The Court set this case for disposition on August 26, 1982, for argument and consideration of all issues remaining in the case. Plaintiffs appeared by their attorney, and the Defendants appeared by their attorneys. Arguments were presented, consistent with briefs and pleadings other than the Counterclaim, that exclusive jurisdiction lay in the State courts and that there were no federal question, diversity, or other grounds for subject matter jurisdiction of the case. Although no mention of the Counterclaim was made, the relevant jurisdictional facts are apparent from the record herein, including the opinion of the Oklahoma Supreme Court attached hereto and the statements of counsel. Those relevant facts are that Gerald Grimes, the Commissioner of Insurance for the State of Oklahoma, was named the Ancillary Liquidator by the Oklahoma District Court in liquidation proceedings which were ancillary to those conducted by the New York Supreme Court. Said Ancillary Liquidator is a citizen of the State of Oklahoma and is a party defendant in the instant case and was a party in this case at the time the Counterclaim was filed and at all times thereafter up to the present.
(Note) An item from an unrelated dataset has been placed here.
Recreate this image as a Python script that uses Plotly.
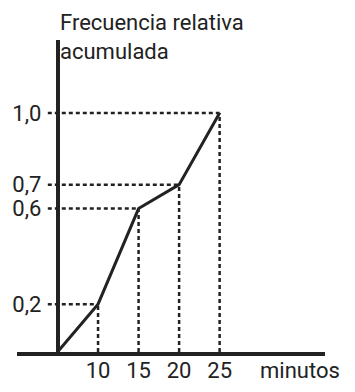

If the Defendant Domiciliary Liquidator were permitted to maintain this Counterclaim after the dismissal of the Plaintiffs’ claims, diversity as an independent jurisdictional ground for the Counterclaim would not thereby be created. Oklahoma law provides that as long as the ancillary liquidation proceedings continue, the
Ancillary Liquidator
(here an Oklahoma citizen) has the sole right to recover the assets of the insolvent insurer, to the exclusion of the Domiciliary Liquidator. 36 O.S. § 1915 B. It is clear from the Oklahoma Uniform Insurers Liquidation Act and the discussion above that the instant Counterclaim is part of the liquidation proceedings. Therefore, the Ancillary Liquidator would be the sole real party in interest in said Counterclaim, and the Counterclaim must be prosecuted in his name. Rule 17(a), Federal Rules of Civil Procedure. As the sole real party in interest, he is the indispensable Counter-claimant, without whose presence the Counterclaim must be dismissed but whose joinder would deprive the Court of diversity jurisdiction. Rule 19, Federal Rules of Civil Procedure; 28 U.S.C. § 1332.
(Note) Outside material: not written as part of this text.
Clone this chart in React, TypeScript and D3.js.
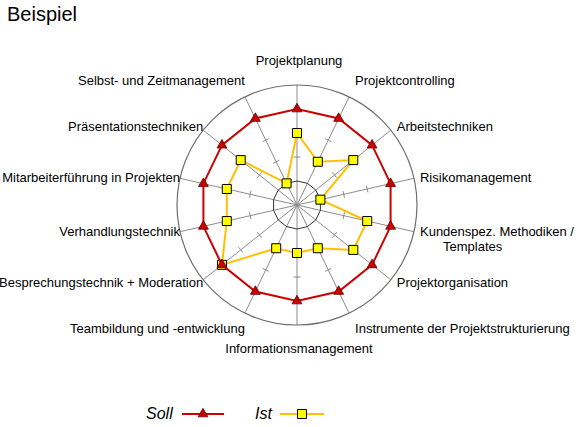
import * as d3 from 'd3';

const categories = [
  'Projektplanung',
  'Projektcontrolling',
  'Arbeitstechniken',
  'Risikomanagement',
  'Kundenspez. Methodiken /\nTemplates',
  'Projektorganisation',
  'Instrumente der Projektstrukturierung',
  'Informationsmanagement',
  'Teambildung und -entwicklung',
  'Besprechungstechnik + Moderation',
  'Verhandlungstechnik',
  'Mitarbeiterführung in Projekten',
  'Präsentationstechniken',
  'Selbst- und Zeitmanagement',
];
const sollValues = [4, 4, 4, 4, 4, 4, 4, 4, 4, 4, 4, 4, 4, 4];
const istValues = [3, 2, 3, 1, 3, 3, 2, 2, 2, 4, 3, 3, 3, 1];
const tickValues = [2, 3, 4];
const innerRingValue = 1;
const axisMax = 5;

const W = 586;
const H = 427;
const CX = 297;
const CY = 205;
const R = 120;
const FONT = '"Liberation Sans", Arial, sans-serif';
const SOLL = '#cc0000';
const IST = '#ffc000';

export default function App() {
  const r = d3.scaleLinear().domain([0, axisMax]).range([0, R]);
  const n = categories.length;
  const angle = (i: number) => (i * 2 * Math.PI) / n;
  const pt = (i: number, v: number): [number, number] => [
    Math.sin(angle(i)) * r(v),
    -Math.cos(angle(i)) * r(v),
  ];

  const radial = d3
    .lineRadial<number>()
    .angle((_, i) => angle(i))
    .radius((d) => r(d))
    .curve(d3.curveLinearClosed);

  const tri = d3.symbol().type(d3.symbolTriangle).size(42)()!;
  const sq = d3.symbol().type(d3.symbolSquare).size(81)()!;

  const labels = categories.map((c, i) => {
    const s = Math.sin(angle(i));
    const co = Math.cos(angle(i));
    const ex = CX + s * R;
    const ey = CY - co * R;
    let anchor: 'start' | 'end' | 'middle' = 'middle';
    let x = ex + 2;
    if (s > 0.1) {
      anchor = 'start';
      x = ex + 6;
    } else if (s < -0.1) {
      anchor = 'end';
      x = ex;
    }
    const yc = ey - 24 * Math.sign(co) * Math.pow(Math.abs(co), 4);
    return { lines: c.split('\n'), x, y: yc + 4, anchor };
  });

  return (
    <svg
      width={W}
      height={H}
      style={{ position: 'absolute', left: 0, top: 0, background: '#fff' }}
      fontFamily={FONT}
    >
      <text x={7} y={21} fontSize={20} fill="#000">
        Beispiel
      </text>

      <g transform={`translate(${CX},${CY})`}>
        {categories.map((_, i) => {
          const [x, y] = pt(i, axisMax);
          return <line key={i} x1={0} y1={0} x2={x} y2={y} stroke="#8c8c8c" strokeWidth={1} />;
        })}
        {categories.map((_, i) =>
          tickValues.map((t) => {
            const [x, y] = pt(i, t);
            const a = angle(i);
            const px = Math.cos(a) * 3.5;
            const py = Math.sin(a) * 3.5;
            return (
              <line
                key={`${i}-${t}`}
                x1={x - px}
                y1={y - py}
                x2={x + px}
                y2={y + py}
                stroke="#8c8c8c"
                strokeWidth={1}
              />
            );
          }),
        )}
        <circle r={r(axisMax)} fill="none" stroke="#6e6e6e" strokeWidth={1.2} />
        <path
          d={radial(categories.map(() => innerRingValue)) ?? undefined}
          fill="none"
          stroke="#333"
          strokeWidth={1}
        />

        <path d={radial(istValues) ?? undefined} fill="none" stroke={IST} strokeWidth={2} />
        {istValues.map((v, i) => {
          const [x, y] = pt(i, v);
          return (
            <path key={i} d={sq} transform={`translate(${x},${y})`} fill="#ffff00" stroke="#000" strokeWidth={1} />
          );
        })}

        <path d={radial(sollValues) ?? undefined} fill="none" stroke={SOLL} strokeWidth={2} />
        {sollValues.map((v, i) => {
          const [x, y] = pt(i, v);
          return (
            <path key={i} d={tri} transform={`translate(${x},${y})`} fill={SOLL} stroke="#5a0000" strokeWidth={0.8} />
          );
        })}
      </g>

      {labels.map((l, i) => (
        <text key={i} x={l.x} y={l.y} textAnchor={l.anchor} fontSize={13} fill="#000">
          {l.lines.map((line, j) => (
            <tspan key={j} x={l.x + (j > 0 ? 23 : 0)} dy={j > 0 ? 15 : 0}>
              {line}
            </tspan>
          ))}
        </text>
      ))}

      <g fontSize={16} fontStyle="italic" fill="#000">
        <text x={146} y={419}>Soll</text>
        <line x1={182} x2={224} y1={414} y2={414} stroke={SOLL} strokeWidth={2} />
        <path d={tri} transform="translate(203,414)" fill={SOLL} stroke="#5a0000" strokeWidth={0.8} />
        <text x={255} y={419}>Ist</text>
        <line x1={280} x2={324} y1={414} y2={414} stroke={IST} strokeWidth={2} />
        <path d={sq} transform="translate(302,414)" fill="#ffff00" stroke="#000" strokeWidth={1} />
      </g>
    </svg>
  );
}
Moreover, even if diversity jurisdiction were present, the Court concludes that the Counterclaim is properly part of the liquidation proceedings and therefore would be subject to the exclusive jurisdiction of the State courts. This conclusion is based on the provisions of the statute, 36 O.S. § 1902 A, B, and the
in rem
nature of the jurisdiction of the state courts, as well as considerations of comity.
United States v. Bank
of
New York & Trust Co., supra; Knickerbocker Agency v. Holz, supra.
Further, as the subject of the Counterclaim is clearly a matter
of
State law, even if considerations of comity and the exclusivity of State Court jurisdiction did not control, in the absence of diversity on the Counterclaim, the Court concludes that it would have no ancillary jurisdiction of the Counterclaim. If the claim of Plaintiffs against the Liquidators had been determined in this Court on its merits, rather than being dismissed for lack of jurisdiction, as is done by this Order, a compulsory Counterclaim such as this,
see
Rule 13(a), Federal Rules of Civil Procedure, would be subject to the ancillary jurisdiction of the Court.
Moore v. New York Cotton Exchange,
270 U.S. 593, 46 S.Ct. 367, 70 L.Ed. 750 (1926). But, as the claim against the Liquidators is being dismissed herein otherwise than on the merits, the Court concludes that it has no ancillary jurisdiction of the Counterclaim. Of course, as the Liquidators are not the target of the claimed third party beneficiary rights upon which Plaintiffs base their claim for judgment directly against the SBA, disposition of the claim against SBA on the merits does not bring the Counterclaimant Domiciliary Liquidator within the rule in
Moore
Therefore, Plaintiffs’ actions against the two Liquidator Defendants and the Defendant SBA and the action set forth in the Counterclaim of the Domiciliary Liquidator should all be dismissed.